_TASK DESCRIPTION_. Below is a listing to write out in full, exactly as given, without its pictures.
start
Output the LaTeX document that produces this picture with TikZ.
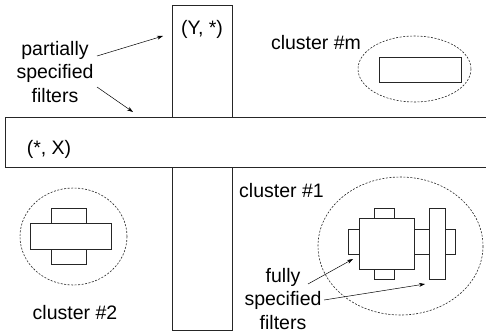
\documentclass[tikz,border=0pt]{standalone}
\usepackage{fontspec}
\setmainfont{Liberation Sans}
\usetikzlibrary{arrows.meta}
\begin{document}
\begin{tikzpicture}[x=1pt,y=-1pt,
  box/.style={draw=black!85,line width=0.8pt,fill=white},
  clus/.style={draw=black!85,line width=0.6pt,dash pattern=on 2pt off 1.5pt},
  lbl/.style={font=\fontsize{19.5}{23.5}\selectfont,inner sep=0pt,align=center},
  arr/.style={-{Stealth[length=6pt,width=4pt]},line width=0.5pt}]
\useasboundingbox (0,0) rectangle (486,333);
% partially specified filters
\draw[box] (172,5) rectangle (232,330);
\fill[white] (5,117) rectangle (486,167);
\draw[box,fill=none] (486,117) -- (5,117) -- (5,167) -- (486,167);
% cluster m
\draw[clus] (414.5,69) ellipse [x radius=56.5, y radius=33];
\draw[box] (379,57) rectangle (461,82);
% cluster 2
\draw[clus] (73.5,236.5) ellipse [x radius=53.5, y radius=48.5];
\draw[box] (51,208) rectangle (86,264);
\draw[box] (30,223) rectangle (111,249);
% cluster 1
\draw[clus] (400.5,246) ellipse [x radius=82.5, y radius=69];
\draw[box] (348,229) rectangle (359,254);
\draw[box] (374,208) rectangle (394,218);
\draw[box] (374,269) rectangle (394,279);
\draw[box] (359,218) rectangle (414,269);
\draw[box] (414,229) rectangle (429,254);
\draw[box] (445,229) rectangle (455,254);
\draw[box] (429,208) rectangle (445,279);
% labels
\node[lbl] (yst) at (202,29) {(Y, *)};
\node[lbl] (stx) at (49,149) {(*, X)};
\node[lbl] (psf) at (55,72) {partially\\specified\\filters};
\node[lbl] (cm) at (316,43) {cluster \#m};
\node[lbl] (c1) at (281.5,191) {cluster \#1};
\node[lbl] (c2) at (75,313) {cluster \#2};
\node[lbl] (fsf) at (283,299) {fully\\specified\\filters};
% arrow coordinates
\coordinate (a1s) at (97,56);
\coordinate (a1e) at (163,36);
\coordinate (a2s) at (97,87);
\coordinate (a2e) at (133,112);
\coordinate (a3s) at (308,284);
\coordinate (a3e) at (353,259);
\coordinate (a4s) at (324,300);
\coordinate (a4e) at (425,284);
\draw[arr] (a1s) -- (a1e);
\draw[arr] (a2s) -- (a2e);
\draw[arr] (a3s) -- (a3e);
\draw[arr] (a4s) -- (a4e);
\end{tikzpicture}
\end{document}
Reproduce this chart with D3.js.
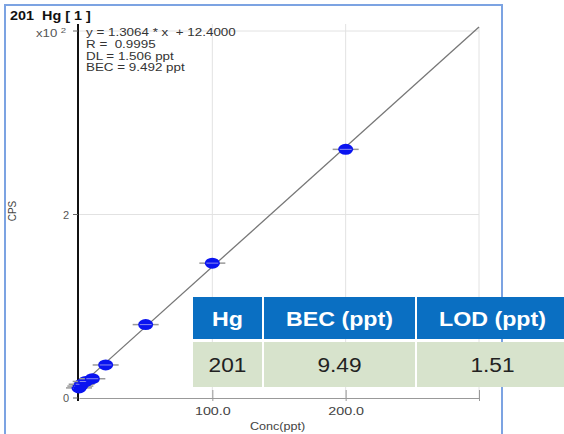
end
_WORKED SOLUTION_.
Output the LaTeX document that produces this picture with TikZ.
\documentclass[tikz,border=0pt]{standalone}
\usepackage{fontspec}
\setmainfont{Liberation Sans}
\usetikzlibrary{arrows.meta}
\begin{document}
\begin{tikzpicture}[x=1pt,y=-1pt,
  box/.style={draw=black!85,line width=0.8pt,fill=white},
  clus/.style={draw=black!85,line width=0.6pt,dash pattern=on 2pt off 1.5pt},
  lbl/.style={font=\fontsize{19.5}{23.5}\selectfont,inner sep=0pt,align=center},
  arr/.style={-{Stealth[length=6pt,width=4pt]},line width=0.5pt}]
\useasboundingbox (0,0) rectangle (486,333);
% partially specified filters
\draw[box] (172,5) rectangle (232,330);
\fill[white] (5,117) rectangle (486,167);
\draw[box,fill=none] (486,117) -- (5,117) -- (5,167) -- (486,167);
% cluster m
\draw[clus] (414.5,69) ellipse [x radius=56.5, y radius=33];
\draw[box] (379,57) rectangle (461,82);
% cluster 2
\draw[clus] (73.5,236.5) ellipse [x radius=53.5, y radius=48.5];
\draw[box] (51,208) rectangle (86,264);
\draw[box] (30,223) rectangle (111,249);
% cluster 1
\draw[clus] (400.5,246) ellipse [x radius=82.5, y radius=69];
\draw[box] (348,229) rectangle (359,254);
\draw[box] (374,208) rectangle (394,218);
\draw[box] (374,269) rectangle (394,279);
\draw[box] (359,218) rectangle (414,269);
\draw[box] (414,229) rectangle (429,254);
\draw[box] (445,229) rectangle (455,254);
\draw[box] (429,208) rectangle (445,279);
% labels
\node[lbl] (yst) at (202,29) {(Y, *)};
\node[lbl] (stx) at (49,149) {(*, X)};
\node[lbl] (psf) at (55,72) {partially\\specified\\filters};
\node[lbl] (cm) at (316,43) {cluster \#m};
\node[lbl] (c1) at (281.5,191) {cluster \#1};
\node[lbl] (c2) at (75,313) {cluster \#2};
\node[lbl] (fsf) at (283,299) {fully\\specified\\filters};
% arrow coordinates
\coordinate (a1s) at (97,56);
\coordinate (a1e) at (163,36);
\coordinate (a2s) at (97,87);
\coordinate (a2e) at (133,112);
\coordinate (a3s) at (308,284);
\coordinate (a3e) at (353,259);
\coordinate (a4s) at (324,300);
\coordinate (a4e) at (425,284);
\draw[arr] (a1s) -- (a1e);
\draw[arr] (a2s) -- (a2e);
\draw[arr] (a3s) -- (a3e);
\draw[arr] (a4s) -- (a4e);
\end{tikzpicture}
\end{document}
Reproduce this chart with D3.js.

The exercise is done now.